Objective
Wherever the string "diagram" appears in the listing, copy that line.

──────────

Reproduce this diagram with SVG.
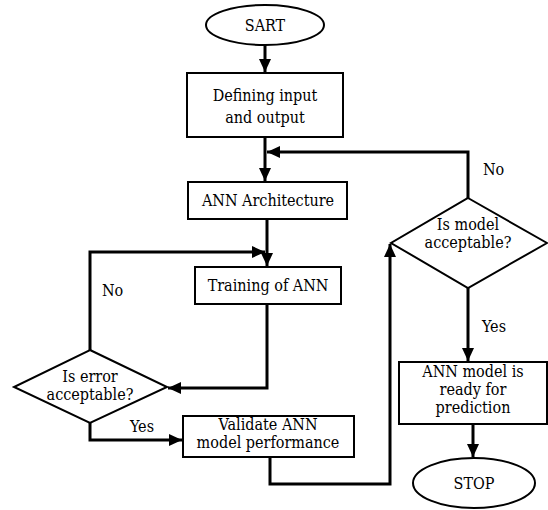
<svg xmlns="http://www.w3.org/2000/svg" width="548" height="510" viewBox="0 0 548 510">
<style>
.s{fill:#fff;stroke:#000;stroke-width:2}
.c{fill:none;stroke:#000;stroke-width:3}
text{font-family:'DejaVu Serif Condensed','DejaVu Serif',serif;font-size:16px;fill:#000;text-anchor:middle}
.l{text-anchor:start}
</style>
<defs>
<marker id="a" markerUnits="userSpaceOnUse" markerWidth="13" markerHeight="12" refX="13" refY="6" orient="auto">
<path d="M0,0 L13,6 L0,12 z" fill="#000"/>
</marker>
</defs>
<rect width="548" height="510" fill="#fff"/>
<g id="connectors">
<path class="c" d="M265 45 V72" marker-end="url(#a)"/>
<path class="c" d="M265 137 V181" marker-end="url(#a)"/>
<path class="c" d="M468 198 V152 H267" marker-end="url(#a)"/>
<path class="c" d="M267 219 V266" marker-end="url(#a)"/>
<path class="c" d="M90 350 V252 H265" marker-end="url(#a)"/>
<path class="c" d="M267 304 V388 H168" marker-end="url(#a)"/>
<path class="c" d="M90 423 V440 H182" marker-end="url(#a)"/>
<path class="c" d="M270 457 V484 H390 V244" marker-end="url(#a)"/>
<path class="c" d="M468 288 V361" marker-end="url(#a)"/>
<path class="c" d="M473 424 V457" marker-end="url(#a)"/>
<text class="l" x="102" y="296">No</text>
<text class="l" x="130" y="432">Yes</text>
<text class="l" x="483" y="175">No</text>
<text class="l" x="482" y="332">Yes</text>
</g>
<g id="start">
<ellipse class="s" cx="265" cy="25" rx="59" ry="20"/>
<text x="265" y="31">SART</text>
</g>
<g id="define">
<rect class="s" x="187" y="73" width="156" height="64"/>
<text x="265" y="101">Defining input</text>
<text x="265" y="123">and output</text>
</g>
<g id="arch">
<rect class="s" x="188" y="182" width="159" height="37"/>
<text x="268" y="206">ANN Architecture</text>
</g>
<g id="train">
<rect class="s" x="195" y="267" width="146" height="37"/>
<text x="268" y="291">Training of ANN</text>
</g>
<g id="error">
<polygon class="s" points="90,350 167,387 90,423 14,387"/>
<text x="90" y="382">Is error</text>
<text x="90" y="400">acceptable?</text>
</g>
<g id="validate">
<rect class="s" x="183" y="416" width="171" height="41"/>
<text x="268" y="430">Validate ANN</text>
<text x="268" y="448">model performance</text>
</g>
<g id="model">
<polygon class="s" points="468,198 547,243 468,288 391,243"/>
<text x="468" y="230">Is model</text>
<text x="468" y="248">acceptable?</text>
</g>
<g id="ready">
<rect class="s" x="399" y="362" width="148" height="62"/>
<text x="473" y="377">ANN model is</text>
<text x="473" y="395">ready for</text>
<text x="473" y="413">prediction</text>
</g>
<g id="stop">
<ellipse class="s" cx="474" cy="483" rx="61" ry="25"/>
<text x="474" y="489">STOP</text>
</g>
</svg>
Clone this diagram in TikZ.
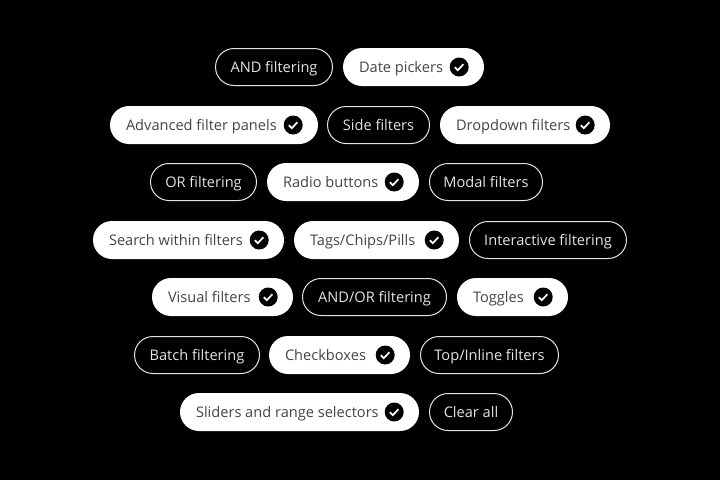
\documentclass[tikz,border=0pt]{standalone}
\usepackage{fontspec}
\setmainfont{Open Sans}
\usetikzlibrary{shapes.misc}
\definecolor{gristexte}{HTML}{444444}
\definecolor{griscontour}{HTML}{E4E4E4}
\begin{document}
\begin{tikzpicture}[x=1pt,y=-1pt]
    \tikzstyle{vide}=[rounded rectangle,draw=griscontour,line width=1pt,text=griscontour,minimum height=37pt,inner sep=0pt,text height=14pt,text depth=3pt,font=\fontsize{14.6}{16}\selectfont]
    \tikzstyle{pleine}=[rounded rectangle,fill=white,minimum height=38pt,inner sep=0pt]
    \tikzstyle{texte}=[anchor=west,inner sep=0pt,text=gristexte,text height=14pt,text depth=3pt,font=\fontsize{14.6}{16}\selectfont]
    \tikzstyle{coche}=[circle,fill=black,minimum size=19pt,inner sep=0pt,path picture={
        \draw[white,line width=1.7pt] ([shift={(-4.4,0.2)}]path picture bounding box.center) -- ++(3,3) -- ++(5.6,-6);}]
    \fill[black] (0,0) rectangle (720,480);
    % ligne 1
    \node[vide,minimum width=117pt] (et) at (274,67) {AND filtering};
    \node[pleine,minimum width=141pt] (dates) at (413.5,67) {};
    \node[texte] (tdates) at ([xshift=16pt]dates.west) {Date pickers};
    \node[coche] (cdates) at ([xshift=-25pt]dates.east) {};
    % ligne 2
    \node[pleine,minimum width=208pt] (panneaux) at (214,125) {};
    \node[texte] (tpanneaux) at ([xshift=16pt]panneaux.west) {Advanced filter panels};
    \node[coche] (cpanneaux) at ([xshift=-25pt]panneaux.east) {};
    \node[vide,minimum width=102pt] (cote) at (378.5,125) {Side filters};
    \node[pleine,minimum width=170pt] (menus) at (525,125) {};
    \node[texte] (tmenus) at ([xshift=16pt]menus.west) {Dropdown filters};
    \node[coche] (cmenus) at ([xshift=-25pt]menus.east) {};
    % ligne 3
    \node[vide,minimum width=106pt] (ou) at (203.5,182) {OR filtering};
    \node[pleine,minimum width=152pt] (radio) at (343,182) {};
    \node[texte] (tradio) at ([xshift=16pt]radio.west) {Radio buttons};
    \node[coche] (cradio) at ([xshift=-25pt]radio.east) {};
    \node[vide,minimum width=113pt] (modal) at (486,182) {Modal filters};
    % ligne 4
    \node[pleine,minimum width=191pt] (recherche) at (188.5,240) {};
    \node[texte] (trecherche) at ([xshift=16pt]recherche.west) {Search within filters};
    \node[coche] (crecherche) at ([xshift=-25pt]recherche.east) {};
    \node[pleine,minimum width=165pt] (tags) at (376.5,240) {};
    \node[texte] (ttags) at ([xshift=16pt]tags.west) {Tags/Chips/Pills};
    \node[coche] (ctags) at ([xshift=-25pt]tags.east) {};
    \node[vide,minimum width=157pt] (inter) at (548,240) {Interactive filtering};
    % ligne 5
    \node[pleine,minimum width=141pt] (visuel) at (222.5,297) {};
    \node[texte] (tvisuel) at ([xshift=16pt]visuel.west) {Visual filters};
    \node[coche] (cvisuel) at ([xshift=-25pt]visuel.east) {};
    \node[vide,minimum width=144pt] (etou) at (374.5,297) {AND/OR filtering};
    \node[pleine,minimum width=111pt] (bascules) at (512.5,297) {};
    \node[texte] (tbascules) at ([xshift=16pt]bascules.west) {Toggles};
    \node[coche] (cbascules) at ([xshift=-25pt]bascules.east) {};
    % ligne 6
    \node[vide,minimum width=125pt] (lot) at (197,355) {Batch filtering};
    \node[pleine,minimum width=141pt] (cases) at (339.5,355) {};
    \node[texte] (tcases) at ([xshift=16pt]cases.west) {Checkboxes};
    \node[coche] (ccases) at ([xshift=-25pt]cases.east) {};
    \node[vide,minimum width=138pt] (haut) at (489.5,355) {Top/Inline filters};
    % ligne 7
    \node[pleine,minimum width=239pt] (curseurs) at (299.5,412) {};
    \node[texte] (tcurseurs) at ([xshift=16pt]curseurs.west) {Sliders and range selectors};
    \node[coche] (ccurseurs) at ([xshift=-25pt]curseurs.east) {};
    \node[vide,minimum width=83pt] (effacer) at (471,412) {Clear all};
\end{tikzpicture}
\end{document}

──────────

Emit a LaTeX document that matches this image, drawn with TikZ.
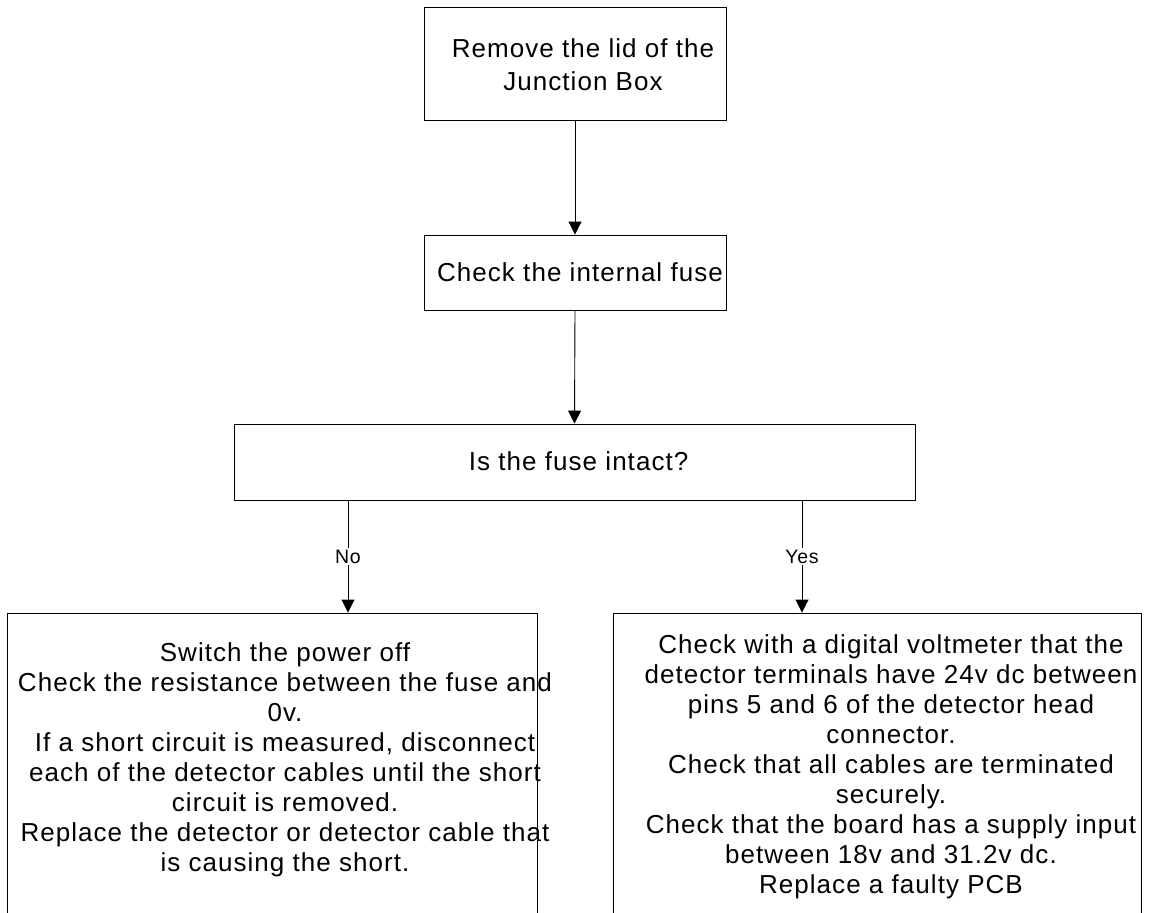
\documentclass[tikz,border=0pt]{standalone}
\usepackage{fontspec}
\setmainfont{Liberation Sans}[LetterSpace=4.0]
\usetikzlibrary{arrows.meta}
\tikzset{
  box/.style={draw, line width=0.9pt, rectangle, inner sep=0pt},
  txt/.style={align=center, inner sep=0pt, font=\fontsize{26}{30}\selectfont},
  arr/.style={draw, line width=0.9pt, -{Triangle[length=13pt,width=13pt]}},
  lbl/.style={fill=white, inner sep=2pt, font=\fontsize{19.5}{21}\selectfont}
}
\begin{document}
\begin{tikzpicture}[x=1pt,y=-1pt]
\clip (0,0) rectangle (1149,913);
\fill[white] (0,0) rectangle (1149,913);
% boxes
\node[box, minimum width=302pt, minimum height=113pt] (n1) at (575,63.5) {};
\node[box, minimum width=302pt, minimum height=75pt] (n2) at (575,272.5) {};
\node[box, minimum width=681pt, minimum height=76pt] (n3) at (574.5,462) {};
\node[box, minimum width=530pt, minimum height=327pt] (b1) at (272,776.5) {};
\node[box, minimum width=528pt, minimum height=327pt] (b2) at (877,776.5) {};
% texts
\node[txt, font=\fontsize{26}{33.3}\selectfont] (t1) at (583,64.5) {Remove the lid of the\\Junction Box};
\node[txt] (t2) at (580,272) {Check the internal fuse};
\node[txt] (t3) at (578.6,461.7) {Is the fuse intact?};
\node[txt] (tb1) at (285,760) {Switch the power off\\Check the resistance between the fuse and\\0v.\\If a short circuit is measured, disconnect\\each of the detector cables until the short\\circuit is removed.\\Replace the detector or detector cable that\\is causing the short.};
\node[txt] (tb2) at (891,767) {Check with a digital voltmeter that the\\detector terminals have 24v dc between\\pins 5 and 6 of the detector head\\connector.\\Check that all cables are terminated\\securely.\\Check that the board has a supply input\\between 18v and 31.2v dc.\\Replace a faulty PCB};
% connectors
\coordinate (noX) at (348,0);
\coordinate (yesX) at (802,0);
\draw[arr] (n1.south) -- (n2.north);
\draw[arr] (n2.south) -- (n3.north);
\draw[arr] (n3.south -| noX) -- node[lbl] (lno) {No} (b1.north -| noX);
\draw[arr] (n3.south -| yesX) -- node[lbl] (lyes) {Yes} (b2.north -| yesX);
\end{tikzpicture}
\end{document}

──────────

Task answer
Reproduce this diagram with SVG.
Clone this diagram in TikZ.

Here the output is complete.